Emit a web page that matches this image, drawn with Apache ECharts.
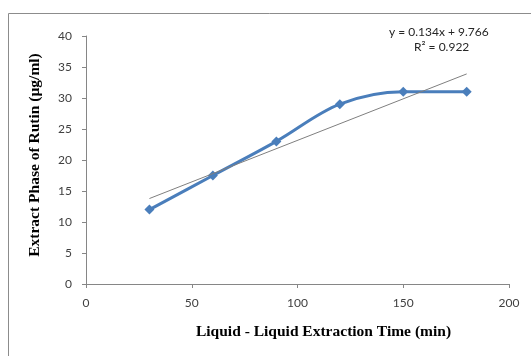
<!DOCTYPE html>
<html>
<head>
<meta charset="utf-8">
<script src="https://cdn.jsdelivr.net/npm/echarts@6/dist/echarts.min.js"></script>
<style>html,body{margin:0;padding:0;background:#fff}#c{width:531px;height:356px}</style>
</head>
<body>
<div id="c"></div>
<script>
var timeMin = [30, 60, 90, 120, 150, 180];
var rutin = [12, 17.5, 23, 29, 31, 31];
var trendSlope = 0.134;
var trendIntercept = 9.766;
var r2 = 0.922;
var xTicks = [0, 50, 100, 150, 200];
var yTicks = [0, 5, 10, 15, 20, 25, 30, 35, 40];

var trendX = [timeMin[0], timeMin[timeMin.length - 1]];
var trendData = trendX.map(function (x) { return [x, trendSlope * x + trendIntercept]; });
var seriesData = timeMin.map(function (x, i) { return [x, rutin[i]]; });

var chart = echarts.init(document.getElementById('c'));
var labelFont = 'Lato, "Open Sans", sans-serif';
chart.setOption({
  animation: false,
  grid: { left: 86, right: 22, top: 36, bottom: 72 },
  xAxis: {
    type: 'value', min: 0, max: 200, interval: 50,
    name: 'Liquid - Liquid Extraction Time (min)',
    nameLocation: 'middle', nameGap: 40,
    nameTextStyle: { fontFamily: 'Liberation Serif', fontWeight: 'bold', fontSize: 15.5, color: '#000', padding: [0, 0, 0, 52] },
    axisLine: { lineStyle: { color: '#868686', width: 1 } },
    axisTick: { show: true, inside: false, length: 4, lineStyle: { color: '#868686' } },
    axisLabel: { fontFamily: labelFont, fontSize: 12, color: '#404040', margin: 13 },
    splitLine: { show: false }
  },
  yAxis: {
    type: 'value', min: 0, max: 40, interval: 5,
    name: 'Extract Phase of Rutin (µg/ml)',
    nameLocation: 'middle', nameGap: 43, nameRotate: 90,
    nameTextStyle: { fontFamily: 'Liberation Serif', fontWeight: 'bold', fontSize: 15.5, color: '#000', padding: [0, 0, 0, 10] },
    axisLine: { show: true, lineStyle: { color: '#868686', width: 1 } },
    axisTick: { show: true, inside: false, length: 4, lineStyle: { color: '#868686' } },
    axisLabel: { fontFamily: labelFont, fontSize: 12, color: '#404040', margin: 14 },
    splitLine: { show: false }
  },
  graphic: [
    { type: 'line', shape: { x1: 8.5, y1: 13.5, x2: 531, y2: 13.5 }, style: { stroke: '#8c8c8c', lineWidth: 1 } },
    { type: 'line', shape: { x1: 8.5, y1: 13.5, x2: 8.5, y2: 356 }, style: { stroke: '#8c8c8c', lineWidth: 1 } },
    { type: 'text', left: 389, top: 26, style: { text: 'y = 0.134x + 9.766', font: '12px Lato, "Open Sans", sans-serif', fill: '#262626' } },
    { type: 'text', left: 414, top: 41, style: { text: 'R² = ' + r2, font: '12px Lato, "Open Sans", sans-serif', fill: '#262626' } }
  ],
  series: [
    {
      type: 'line', data: trendData, symbol: 'none', silent: true,
      lineStyle: { color: '#7f7f7f', width: 1 }, z: 3
    },
    {
      type: 'line', data: seriesData, smooth: 0.35,
      symbol: 'diamond', symbolSize: 10,
      itemStyle: { color: '#4a7ebb' },
      lineStyle: { color: '#4a7ebb', width: 3 }, z: 2
    }
  ]
});
</script>
</body>
</html>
---*---
Directive
The data above should be repeated exactly, minus any pictures.

Task answer
Emit a web page that matches this image, drawn with Apache ECharts.
<!DOCTYPE html>
<html>
<head>
<meta charset="utf-8">
<script src="https://cdn.jsdelivr.net/npm/echarts@6/dist/echarts.min.js"></script>
<style>html,body{margin:0;padding:0;background:#fff}#c{width:531px;height:356px}</style>
</head>
<body>
<div id="c"></div>
<script>
var timeMin = [30, 60, 90, 120, 150, 180];
var rutin = [12, 17.5, 23, 29, 31, 31];
var trendSlope = 0.134;
var trendIntercept = 9.766;
var r2 = 0.922;
var xTicks = [0, 50, 100, 150, 200];
var yTicks = [0, 5, 10, 15, 20, 25, 30, 35, 40];

var trendX = [timeMin[0], timeMin[timeMin.length - 1]];
var trendData = trendX.map(function (x) { return [x, trendSlope * x + trendIntercept]; });
var seriesData = timeMin.map(function (x, i) { return [x, rutin[i]]; });

var chart = echarts.init(document.getElementById('c'));
var labelFont = 'Lato, "Open Sans", sans-serif';
chart.setOption({
  animation: false,
  grid: { left: 86, right: 22, top: 36, bottom: 72 },
  xAxis: {
    type: 'value', min: 0, max: 200, interval: 50,
    name: 'Liquid - Liquid Extraction Time (min)',
    nameLocation: 'middle', nameGap: 40,
    nameTextStyle: { fontFamily: 'Liberation Serif', fontWeight: 'bold', fontSize: 15.5, color: '#000', padding: [0, 0, 0, 52] },
    axisLine: { lineStyle: { color: '#868686', width: 1 } },
    axisTick: { show: true, inside: false, length: 4, lineStyle: { color: '#868686' } },
    axisLabel: { fontFamily: labelFont, fontSize: 12, color: '#404040', margin: 13 },
    splitLine: { show: false }
  },
  yAxis: {
    type: 'value', min: 0, max: 40, interval: 5,
    name: 'Extract Phase of Rutin (µg/ml)',
    nameLocation: 'middle', nameGap: 43, nameRotate: 90,
    nameTextStyle: { fontFamily: 'Liberation Serif', fontWeight: 'bold', fontSize: 15.5, color: '#000', padding: [0, 0, 0, 10] },
    axisLine: { show: true, lineStyle: { color: '#868686', width: 1 } },
    axisTick: { show: true, inside: false, length: 4, lineStyle: { color: '#868686' } },
    axisLabel: { fontFamily: labelFont, fontSize: 12, color: '#404040', margin: 14 },
    splitLine: { show: false }
  },
  graphic: [
    { type: 'line', shape: { x1: 8.5, y1: 13.5, x2: 531, y2: 13.5 }, style: { stroke: '#8c8c8c', lineWidth: 1 } },
    { type: 'line', shape: { x1: 8.5, y1: 13.5, x2: 8.5, y2: 356 }, style: { stroke: '#8c8c8c', lineWidth: 1 } },
    { type: 'text', left: 389, top: 26, style: { text: 'y = 0.134x + 9.766', font: '12px Lato, "Open Sans", sans-serif', fill: '#262626' } },
    { type: 'text', left: 414, top: 41, style: { text: 'R² = ' + r2, font: '12px Lato, "Open Sans", sans-serif', fill: '#262626' } }
  ],
  series: [
    {
      type: 'line', data: trendData, symbol: 'none', silent: true,
      lineStyle: { color: '#7f7f7f', width: 1 }, z: 3
    },
    {
      type: 'line', data: seriesData, smooth: 0.35,
      symbol: 'diamond', symbolSize: 10,
      itemStyle: { color: '#4a7ebb' },
      lineStyle: { color: '#4a7ebb', width: 3 }, z: 2
    }
  ]
});
</script>
</body>
</html>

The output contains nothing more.